Since the Up vector will never change, we can just set it to Vector3.UnitZ (which is the vector $ <0,0,1> $) when we first create the listener.

The emitters would be set up the same way.

Music

Music also has a powerful role to play in setting the mood. It can also be used to convey information to the player, as Super Mario Bros does when the remaining time to finish the level falls below 1 minute.

Song Class

While it is possible to play music using a SoundEffect, MonoGame supports music through the Song class.
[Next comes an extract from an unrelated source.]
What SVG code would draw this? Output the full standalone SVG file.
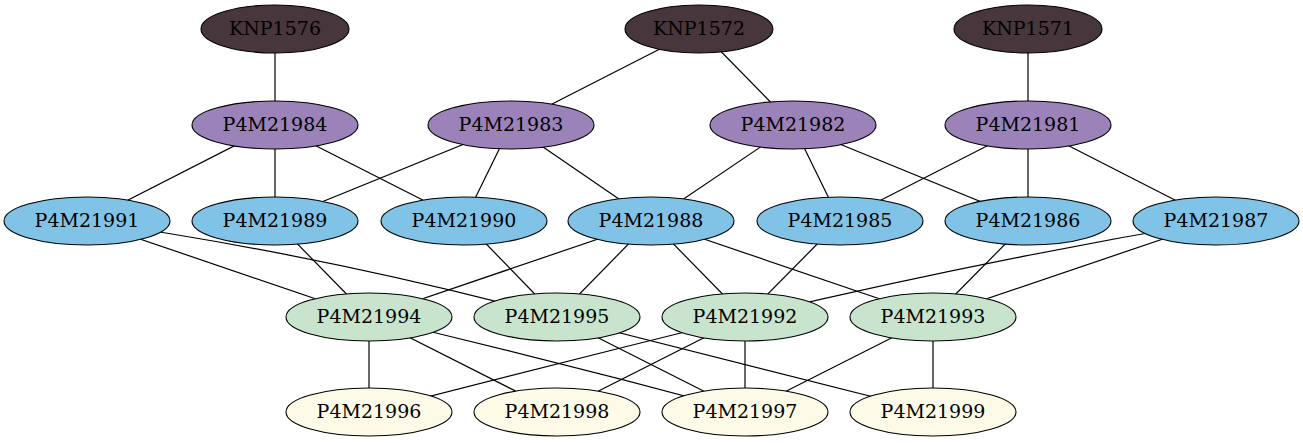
<svg xmlns="http://www.w3.org/2000/svg" width="1303" height="443" viewBox="0 0 1303 443">
<style>
.e{stroke:#000;stroke-width:1.2;fill:none}
.n ellipse{stroke:#000;stroke-width:1.1}
.n text{font-family:"DejaVu Serif",serif;font-size:19px;text-anchor:middle;fill:#000}
.k ellipse{fill:#47363b}
.p ellipse{fill:#9b83ba}
.b ellipse{fill:#81c3e7}
.g ellipse{fill:#c8e4cd}
.y ellipse{fill:#fdfbe8}
</style>
<rect width="1303" height="443" fill="#fff"/>
<g id="edges">
<line class="e" x1="275" y1="29" x2="275" y2="125"/>
<line class="e" x1="699" y1="29" x2="511" y2="125"/>
<line class="e" x1="699" y1="29" x2="793" y2="125"/>
<line class="e" x1="1028" y1="29" x2="1028" y2="125"/>
<line class="e" x1="275" y1="125" x2="87" y2="221"/>
<line class="e" x1="275" y1="125" x2="275" y2="221"/>
<line class="e" x1="275" y1="125" x2="464" y2="221"/>
<line class="e" x1="511" y1="125" x2="275" y2="221"/>
<line class="e" x1="511" y1="125" x2="464" y2="221"/>
<line class="e" x1="511" y1="125" x2="651" y2="221"/>
<line class="e" x1="793" y1="125" x2="651" y2="221"/>
<line class="e" x1="793" y1="125" x2="840" y2="221"/>
<line class="e" x1="793" y1="125" x2="1028" y2="221"/>
<line class="e" x1="1028" y1="125" x2="840" y2="221"/>
<line class="e" x1="1028" y1="125" x2="1028" y2="221"/>
<line class="e" x1="1028" y1="125" x2="1216" y2="221"/>
<line class="e" x1="87" y1="221" x2="369" y2="317"/>
<path class="e" d="M87,221 Q320,254 557,317"/>
<line class="e" x1="275" y1="221" x2="369" y2="317"/>
<line class="e" x1="464" y1="221" x2="557" y2="317"/>
<line class="e" x1="651" y1="221" x2="369" y2="317"/>
<line class="e" x1="651" y1="221" x2="557" y2="317"/>
<line class="e" x1="651" y1="221" x2="745" y2="317"/>
<line class="e" x1="651" y1="221" x2="933" y2="317"/>
<line class="e" x1="840" y1="221" x2="745" y2="317"/>
<line class="e" x1="1028" y1="221" x2="933" y2="317"/>
<path class="e" d="M1216,221 Q980,261 745,317"/>
<line class="e" x1="1216" y1="221" x2="933" y2="317"/>
<line class="e" x1="369" y1="317" x2="369" y2="412"/>
<line class="e" x1="369" y1="317" x2="557" y2="412"/>
<path class="e" d="M369,317 Q560,362 745,412"/>
<line class="e" x1="557" y1="317" x2="745" y2="412"/>
<line class="e" x1="557" y1="317" x2="933" y2="412"/>
<path class="e" d="M745,317 Q555,364 369,412"/>
<line class="e" x1="745" y1="317" x2="557" y2="412"/>
<line class="e" x1="745" y1="317" x2="745" y2="412"/>
<line class="e" x1="933" y1="317" x2="745" y2="412"/>
<line class="e" x1="933" y1="317" x2="933" y2="412"/>
</g>
<g id="KNP1576" class="n k"><ellipse cx="275" cy="29" rx="74" ry="24"/><text x="275" y="35">KNP1576</text></g>
<g id="KNP1572" class="n k"><ellipse cx="699" cy="29" rx="74" ry="24"/><text x="699" y="35">KNP1572</text></g>
<g id="KNP1571" class="n k"><ellipse cx="1028" cy="29" rx="74" ry="24"/><text x="1028" y="35">KNP1571</text></g>
<g id="P4M21984" class="n p"><ellipse cx="275" cy="125" rx="83" ry="24"/><text x="275" y="131">P4M21984</text></g>
<g id="P4M21983" class="n p"><ellipse cx="511" cy="125" rx="83" ry="24"/><text x="511" y="131">P4M21983</text></g>
<g id="P4M21982" class="n p"><ellipse cx="793" cy="125" rx="83" ry="24"/><text x="793" y="131">P4M21982</text></g>
<g id="P4M21981" class="n p"><ellipse cx="1028" cy="125" rx="83" ry="24"/><text x="1028" y="131">P4M21981</text></g>
<g id="P4M21991" class="n b"><ellipse cx="87" cy="221" rx="83" ry="24"/><text x="87" y="227">P4M21991</text></g>
<g id="P4M21989" class="n b"><ellipse cx="275" cy="221" rx="83" ry="24"/><text x="275" y="227">P4M21989</text></g>
<g id="P4M21990" class="n b"><ellipse cx="464" cy="221" rx="83" ry="24"/><text x="464" y="227">P4M21990</text></g>
<g id="P4M21988" class="n b"><ellipse cx="651" cy="221" rx="83" ry="24"/><text x="651" y="227">P4M21988</text></g>
<g id="P4M21985" class="n b"><ellipse cx="840" cy="221" rx="83" ry="24"/><text x="840" y="227">P4M21985</text></g>
<g id="P4M21986" class="n b"><ellipse cx="1028" cy="221" rx="83" ry="24"/><text x="1028" y="227">P4M21986</text></g>
<g id="P4M21987" class="n b"><ellipse cx="1216" cy="221" rx="83" ry="24"/><text x="1216" y="227">P4M21987</text></g>
<g id="P4M21994" class="n g"><ellipse cx="369" cy="317" rx="83" ry="24"/><text x="369" y="323">P4M21994</text></g>
<g id="P4M21995" class="n g"><ellipse cx="557" cy="317" rx="83" ry="24"/><text x="557" y="323">P4M21995</text></g>
<g id="P4M21992" class="n g"><ellipse cx="745" cy="317" rx="83" ry="24"/><text x="745" y="323">P4M21992</text></g>
<g id="P4M21993" class="n g"><ellipse cx="933" cy="317" rx="83" ry="24"/><text x="933" y="323">P4M21993</text></g>
<g id="P4M21996" class="n y"><ellipse cx="369" cy="412" rx="83" ry="24"/><text x="369" y="418">P4M21996</text></g>
<g id="P4M21998" class="n y"><ellipse cx="557" cy="412" rx="83" ry="24"/><text x="557" y="418">P4M21998</text></g>
<g id="P4M21997" class="n y"><ellipse cx="745" cy="412" rx="83" ry="24"/><text x="745" y="418">P4M21997</text></g>
<g id="P4M21999" class="n y"><ellipse cx="933" cy="412" rx="83" ry="24"/><text x="933" y="418">P4M21999</text></g>
</svg>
This represents a song loaded from a wav or mp4 file.

In addition to the audio data, the Song defines properties for accessing the audio file’s metadata:

  • Name is the name of the song
  • Album is the album the song is from
  • Artist is the song’s artist
  • Duration is the length of the song.
  • Genre is the genre of the song
  • TrackNumber is song’s track number on its album

Note that for these properties to be populated, the original audio file would need to have the corresponding metadata set.

Unlike the SoundEffect, the Song class does not have a play method. Instead it is played with the static MediaPlayer class, i.e.:

Song song = Content.Load<Song>("mysong");
MediaPlayer.Play(song);

SongCollection Class

Invoking MediaPlayer.Play() will immediately end the current song, so if you want your game to transition between songs smoothly, you’ll probably want to use the SongCollection class.
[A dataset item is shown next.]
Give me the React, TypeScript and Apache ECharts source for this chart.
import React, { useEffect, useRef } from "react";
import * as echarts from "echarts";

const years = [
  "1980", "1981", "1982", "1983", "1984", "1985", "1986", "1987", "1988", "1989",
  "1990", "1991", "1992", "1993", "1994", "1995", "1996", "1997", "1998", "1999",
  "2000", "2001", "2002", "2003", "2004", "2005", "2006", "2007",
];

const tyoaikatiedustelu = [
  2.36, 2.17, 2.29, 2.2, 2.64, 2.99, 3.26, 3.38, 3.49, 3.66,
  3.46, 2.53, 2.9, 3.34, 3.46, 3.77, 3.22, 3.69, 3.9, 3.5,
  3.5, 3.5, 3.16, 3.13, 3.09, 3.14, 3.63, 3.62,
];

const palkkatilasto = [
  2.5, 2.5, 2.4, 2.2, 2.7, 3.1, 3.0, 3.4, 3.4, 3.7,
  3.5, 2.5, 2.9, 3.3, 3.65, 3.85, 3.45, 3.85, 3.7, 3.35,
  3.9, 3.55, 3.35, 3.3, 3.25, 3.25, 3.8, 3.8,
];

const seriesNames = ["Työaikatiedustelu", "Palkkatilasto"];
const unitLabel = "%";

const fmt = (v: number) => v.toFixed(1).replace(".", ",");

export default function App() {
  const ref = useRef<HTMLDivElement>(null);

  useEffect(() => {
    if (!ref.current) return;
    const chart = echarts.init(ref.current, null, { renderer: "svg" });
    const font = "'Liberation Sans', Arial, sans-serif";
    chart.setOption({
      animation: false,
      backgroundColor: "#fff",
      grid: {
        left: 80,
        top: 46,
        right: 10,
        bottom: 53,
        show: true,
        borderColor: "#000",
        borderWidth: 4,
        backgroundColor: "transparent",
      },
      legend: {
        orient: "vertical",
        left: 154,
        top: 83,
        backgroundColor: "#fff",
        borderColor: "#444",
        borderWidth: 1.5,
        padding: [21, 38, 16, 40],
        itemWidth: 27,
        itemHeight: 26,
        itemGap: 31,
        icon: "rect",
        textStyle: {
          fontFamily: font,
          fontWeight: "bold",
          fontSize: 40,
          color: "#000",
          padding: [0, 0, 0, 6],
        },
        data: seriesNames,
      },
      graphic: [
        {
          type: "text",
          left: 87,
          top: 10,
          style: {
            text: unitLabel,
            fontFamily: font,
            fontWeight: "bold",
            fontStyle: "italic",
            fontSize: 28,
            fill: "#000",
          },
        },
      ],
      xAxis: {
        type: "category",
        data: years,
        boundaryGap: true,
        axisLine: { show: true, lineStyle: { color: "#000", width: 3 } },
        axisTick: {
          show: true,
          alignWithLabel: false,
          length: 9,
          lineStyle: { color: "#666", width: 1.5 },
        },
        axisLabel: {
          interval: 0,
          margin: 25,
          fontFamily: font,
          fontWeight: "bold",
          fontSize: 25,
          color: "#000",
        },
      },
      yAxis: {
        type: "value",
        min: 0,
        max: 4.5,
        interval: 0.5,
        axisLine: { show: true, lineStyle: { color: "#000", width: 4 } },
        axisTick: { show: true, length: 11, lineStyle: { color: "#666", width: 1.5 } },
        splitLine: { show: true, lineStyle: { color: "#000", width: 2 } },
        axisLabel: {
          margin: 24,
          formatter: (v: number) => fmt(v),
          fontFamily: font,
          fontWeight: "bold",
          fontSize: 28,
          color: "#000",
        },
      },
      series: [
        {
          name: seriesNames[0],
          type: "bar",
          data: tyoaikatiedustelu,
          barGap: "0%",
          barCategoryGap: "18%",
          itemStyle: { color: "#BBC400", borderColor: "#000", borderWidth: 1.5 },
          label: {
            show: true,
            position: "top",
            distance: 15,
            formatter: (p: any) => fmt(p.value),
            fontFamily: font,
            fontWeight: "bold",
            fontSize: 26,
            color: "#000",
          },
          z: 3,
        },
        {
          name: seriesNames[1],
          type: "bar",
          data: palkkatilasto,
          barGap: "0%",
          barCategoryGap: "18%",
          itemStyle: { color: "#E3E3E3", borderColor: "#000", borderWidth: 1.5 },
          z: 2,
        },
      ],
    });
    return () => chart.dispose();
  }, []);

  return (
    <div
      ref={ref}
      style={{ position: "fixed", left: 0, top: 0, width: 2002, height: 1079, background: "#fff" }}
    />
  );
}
As you might expect, this is a collection of Song objects, and implements methods:

  • Add(Song song) adds a song to the collection
  • Clear() clears the collection.

SongCollections can also be played with the static MediaPlayer.Play(SongCollection collection) method:

Song song1 = Content.Load<Song>("song1");
Song song2 = Content.Load<Song>("song2");
Song song3 = Content.Load<Song>("song3");
SongCollection songCollection = new SongCollection();
songCollection.Add(song1);
songCollection.Add(song2);
songCollection.Add(song3);
MediaPlayer.Play(songCollection);

The MediaPlayer Class

The static MediaPlayer class is really an interface to the Windows Media Player. Unlike the SoundEffect class, which communicates directly with the sound card and manipulates audio buffers, songs are piped through the Windows Media Player. Hence, the reason MediaPlayer can only play a single song at a time.
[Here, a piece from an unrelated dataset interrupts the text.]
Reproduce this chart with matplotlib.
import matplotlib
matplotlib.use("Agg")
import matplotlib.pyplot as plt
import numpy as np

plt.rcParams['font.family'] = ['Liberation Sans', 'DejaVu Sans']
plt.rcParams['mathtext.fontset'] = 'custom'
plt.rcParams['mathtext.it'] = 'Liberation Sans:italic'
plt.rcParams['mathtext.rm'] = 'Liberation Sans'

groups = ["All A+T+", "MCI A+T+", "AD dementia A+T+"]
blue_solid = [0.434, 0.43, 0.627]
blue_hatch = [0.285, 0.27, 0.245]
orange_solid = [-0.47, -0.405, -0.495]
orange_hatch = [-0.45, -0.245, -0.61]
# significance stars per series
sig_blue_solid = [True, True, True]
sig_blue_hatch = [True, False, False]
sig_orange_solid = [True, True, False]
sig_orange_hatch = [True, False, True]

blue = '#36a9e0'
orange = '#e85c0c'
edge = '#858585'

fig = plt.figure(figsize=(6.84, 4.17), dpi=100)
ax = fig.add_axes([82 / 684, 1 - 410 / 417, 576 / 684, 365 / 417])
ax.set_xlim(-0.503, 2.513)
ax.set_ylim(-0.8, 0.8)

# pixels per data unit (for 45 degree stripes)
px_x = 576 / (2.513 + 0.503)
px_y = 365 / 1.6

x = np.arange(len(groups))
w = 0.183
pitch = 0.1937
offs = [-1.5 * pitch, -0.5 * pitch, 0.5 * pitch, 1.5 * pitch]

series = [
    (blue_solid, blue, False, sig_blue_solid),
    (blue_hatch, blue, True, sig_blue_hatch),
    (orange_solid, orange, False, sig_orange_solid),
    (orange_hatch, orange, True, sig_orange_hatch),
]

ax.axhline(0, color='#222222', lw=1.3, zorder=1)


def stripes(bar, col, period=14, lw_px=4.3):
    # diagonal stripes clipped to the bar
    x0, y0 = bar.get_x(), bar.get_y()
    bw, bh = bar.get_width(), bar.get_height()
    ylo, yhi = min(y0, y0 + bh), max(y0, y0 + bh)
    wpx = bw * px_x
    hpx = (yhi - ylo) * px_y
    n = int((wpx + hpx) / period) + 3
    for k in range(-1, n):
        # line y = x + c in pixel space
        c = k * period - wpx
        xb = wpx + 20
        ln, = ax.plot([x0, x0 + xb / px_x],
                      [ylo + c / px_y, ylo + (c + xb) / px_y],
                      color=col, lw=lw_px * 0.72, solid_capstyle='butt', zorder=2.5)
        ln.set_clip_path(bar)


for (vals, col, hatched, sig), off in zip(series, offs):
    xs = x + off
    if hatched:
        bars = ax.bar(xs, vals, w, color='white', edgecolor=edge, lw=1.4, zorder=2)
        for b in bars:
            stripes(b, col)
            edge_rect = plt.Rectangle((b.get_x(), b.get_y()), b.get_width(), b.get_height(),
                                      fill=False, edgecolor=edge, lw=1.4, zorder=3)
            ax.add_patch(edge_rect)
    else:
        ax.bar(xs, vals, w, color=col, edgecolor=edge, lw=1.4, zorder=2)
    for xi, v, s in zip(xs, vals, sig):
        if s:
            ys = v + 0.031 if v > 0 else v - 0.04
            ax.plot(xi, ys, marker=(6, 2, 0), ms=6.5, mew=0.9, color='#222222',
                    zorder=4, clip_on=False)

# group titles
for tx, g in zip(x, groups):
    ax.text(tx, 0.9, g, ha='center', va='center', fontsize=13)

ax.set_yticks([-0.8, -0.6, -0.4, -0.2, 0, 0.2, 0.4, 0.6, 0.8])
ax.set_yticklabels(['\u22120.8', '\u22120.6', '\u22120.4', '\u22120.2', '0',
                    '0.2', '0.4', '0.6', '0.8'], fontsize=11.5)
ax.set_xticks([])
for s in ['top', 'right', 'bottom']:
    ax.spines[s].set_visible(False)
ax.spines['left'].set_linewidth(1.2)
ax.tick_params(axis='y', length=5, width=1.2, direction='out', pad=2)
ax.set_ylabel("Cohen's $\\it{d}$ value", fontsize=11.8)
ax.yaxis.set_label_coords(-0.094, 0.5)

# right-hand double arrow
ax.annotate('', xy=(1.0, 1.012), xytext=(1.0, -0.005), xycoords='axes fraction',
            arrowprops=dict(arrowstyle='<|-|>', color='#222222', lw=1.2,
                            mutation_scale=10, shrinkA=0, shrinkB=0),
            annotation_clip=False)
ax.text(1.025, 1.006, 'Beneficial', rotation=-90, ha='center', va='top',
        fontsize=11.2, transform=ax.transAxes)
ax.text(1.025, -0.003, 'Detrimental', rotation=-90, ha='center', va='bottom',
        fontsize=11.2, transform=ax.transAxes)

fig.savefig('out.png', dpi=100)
Some of the most useful properties of the MediaPlayer for games are:

  • IsMuted - A boolean property that can be used to mute or unmute the game’s music
  • Volume - A number between 0 (silent) and 1 (full volume) that the music will play at
  • IsRepeating - A boolean property that determines if the song or song list should repeat
  • IsShuffled - A boolean property that determines if a song list should be played in a shuffled order
  • State - A value of the MediaState enum, describing the current state of the media player, which can be MediaState.Paused, MediaState.Playing, or MediaState.Stopped.

Much like you would expect from a media playing device, the MediaPlayer also implements some familiar controls as methods:

  • Play(Song song) and Play(SongList songList) play the specified song or song list.
  • Pause() pauses the currently playing song
  • Resume() resumes a paused song
  • Stop() stops playing the current song
  • MoveNext() moves to the next song in the song list
  • MovePrevious() moves to the previous song in the song list

In addition, the MediaPlayer implements two events that may be useful:

  • ActiveSongChanged - triggered when the active song changes
  • MediaStateChanged - triggered when the media state changes
Info

This section only touches on the classes, methods and properties of the Microsoft.Xna.Framework.Media namespace most commonly used in games. Because it is a wrapper around the Windows Media Player, it is also possible to access and play the users’ songs and playlists that have been added to Windows Media Player. Refer to the MonoGame documentation for more details.